National unemployment is at 9.5%, the highest rate since the recession in the early 1980s. Not even during Stagflation was the job market this bad. Are there any glimmers of hope in the numbers? Perhaps…
First, the rate of increase in unemployment slowed considerably. Unemployment has increased at least .4% since November 2008. It went from just 9.4% to 9.5% in May to June. But this could be explained as employer confidence coming off the stimulus package. If the economy doesn’t pick up on stimulus spending, employers could go right back to cutting jobs, sending us towards double digits. (And since the stimulus is unlikely to work the way the president says it will, this is not an unlikely possibility.)
Second, the number of individuals applying for unemployment benefits week over week has steadily declined all year long. While this is a positive, it could be that this because people have given up trying to find work. This only measures those actually looking to find jobs, and there could be twice as many people without jobs that have given up as those applying for unemployment benefits and looking for work.

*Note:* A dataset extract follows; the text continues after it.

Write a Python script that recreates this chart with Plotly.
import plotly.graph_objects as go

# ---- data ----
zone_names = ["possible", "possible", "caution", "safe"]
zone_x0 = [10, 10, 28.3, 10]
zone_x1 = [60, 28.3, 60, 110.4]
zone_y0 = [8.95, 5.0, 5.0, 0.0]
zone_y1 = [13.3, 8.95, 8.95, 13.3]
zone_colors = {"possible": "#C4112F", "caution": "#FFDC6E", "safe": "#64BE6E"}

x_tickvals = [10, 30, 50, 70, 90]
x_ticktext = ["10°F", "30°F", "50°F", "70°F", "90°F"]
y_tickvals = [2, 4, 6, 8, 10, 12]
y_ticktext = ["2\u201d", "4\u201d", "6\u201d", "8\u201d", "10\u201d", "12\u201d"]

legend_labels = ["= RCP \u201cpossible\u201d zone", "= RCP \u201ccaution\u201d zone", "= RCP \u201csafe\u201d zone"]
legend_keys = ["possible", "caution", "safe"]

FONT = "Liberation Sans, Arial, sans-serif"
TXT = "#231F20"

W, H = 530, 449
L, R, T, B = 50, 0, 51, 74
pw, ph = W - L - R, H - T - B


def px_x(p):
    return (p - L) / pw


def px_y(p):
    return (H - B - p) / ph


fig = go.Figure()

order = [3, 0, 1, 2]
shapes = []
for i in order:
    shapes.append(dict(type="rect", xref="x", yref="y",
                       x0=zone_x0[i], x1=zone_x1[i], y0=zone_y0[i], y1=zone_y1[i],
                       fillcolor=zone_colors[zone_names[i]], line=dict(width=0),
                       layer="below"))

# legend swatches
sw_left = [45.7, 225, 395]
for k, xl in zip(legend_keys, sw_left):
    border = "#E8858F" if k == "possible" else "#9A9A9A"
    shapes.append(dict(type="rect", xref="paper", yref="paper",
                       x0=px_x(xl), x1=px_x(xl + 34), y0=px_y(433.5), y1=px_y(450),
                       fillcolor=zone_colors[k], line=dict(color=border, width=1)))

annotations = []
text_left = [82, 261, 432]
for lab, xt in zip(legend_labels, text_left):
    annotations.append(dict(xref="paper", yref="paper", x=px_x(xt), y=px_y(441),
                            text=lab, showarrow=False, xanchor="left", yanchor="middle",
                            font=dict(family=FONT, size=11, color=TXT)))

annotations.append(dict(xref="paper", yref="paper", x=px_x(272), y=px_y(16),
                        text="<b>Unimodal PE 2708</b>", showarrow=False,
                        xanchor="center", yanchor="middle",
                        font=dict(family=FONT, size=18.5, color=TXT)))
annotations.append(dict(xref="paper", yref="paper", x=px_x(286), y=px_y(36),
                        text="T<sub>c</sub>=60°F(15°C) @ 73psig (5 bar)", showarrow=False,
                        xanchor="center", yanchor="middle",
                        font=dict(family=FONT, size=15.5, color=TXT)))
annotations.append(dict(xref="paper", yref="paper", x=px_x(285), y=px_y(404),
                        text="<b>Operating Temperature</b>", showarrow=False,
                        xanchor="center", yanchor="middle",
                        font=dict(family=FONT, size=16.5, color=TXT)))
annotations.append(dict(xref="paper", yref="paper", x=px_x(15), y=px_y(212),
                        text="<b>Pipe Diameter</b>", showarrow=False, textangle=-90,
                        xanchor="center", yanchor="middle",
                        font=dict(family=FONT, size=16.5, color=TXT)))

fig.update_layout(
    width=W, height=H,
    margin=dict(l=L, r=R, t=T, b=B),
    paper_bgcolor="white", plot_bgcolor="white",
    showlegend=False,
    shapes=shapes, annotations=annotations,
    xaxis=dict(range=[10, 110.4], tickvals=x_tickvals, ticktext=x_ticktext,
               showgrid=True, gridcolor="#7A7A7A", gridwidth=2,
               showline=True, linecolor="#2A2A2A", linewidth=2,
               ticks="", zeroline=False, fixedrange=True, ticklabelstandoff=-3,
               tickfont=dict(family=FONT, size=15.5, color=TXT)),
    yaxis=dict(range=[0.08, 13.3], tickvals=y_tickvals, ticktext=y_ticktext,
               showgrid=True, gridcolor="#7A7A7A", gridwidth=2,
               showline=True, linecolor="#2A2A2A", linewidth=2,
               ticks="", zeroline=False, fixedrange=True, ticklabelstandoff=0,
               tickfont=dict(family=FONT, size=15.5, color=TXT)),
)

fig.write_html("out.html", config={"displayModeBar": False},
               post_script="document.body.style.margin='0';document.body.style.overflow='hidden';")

Third, the average number of weeks individuals have been employed and the number of long-term unemployed individuals have increased. But this could be explained away as a sign that employers are just holding on to the workers they have now. A stabilization in unemployment doesn’t mean a positive shift in employment figures.

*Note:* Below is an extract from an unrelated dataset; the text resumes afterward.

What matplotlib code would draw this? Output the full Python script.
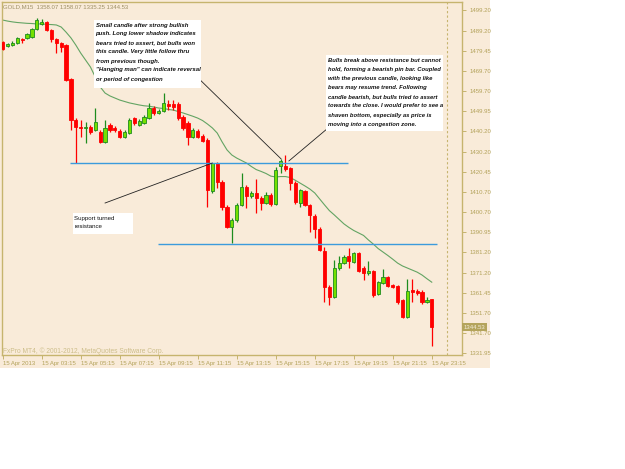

All of these factors combined could show a stabilization in the job market. But unemployment could continue to rise, even with employers largely holding on to their current employees. More individuals will be entering the labor pool this fall as graduates from universities seek work over the summer. But it is possible that, over the next few months, we could see a continued slow down in the total number of unemployed persons if companies begin to rebound in the wake of a recovery.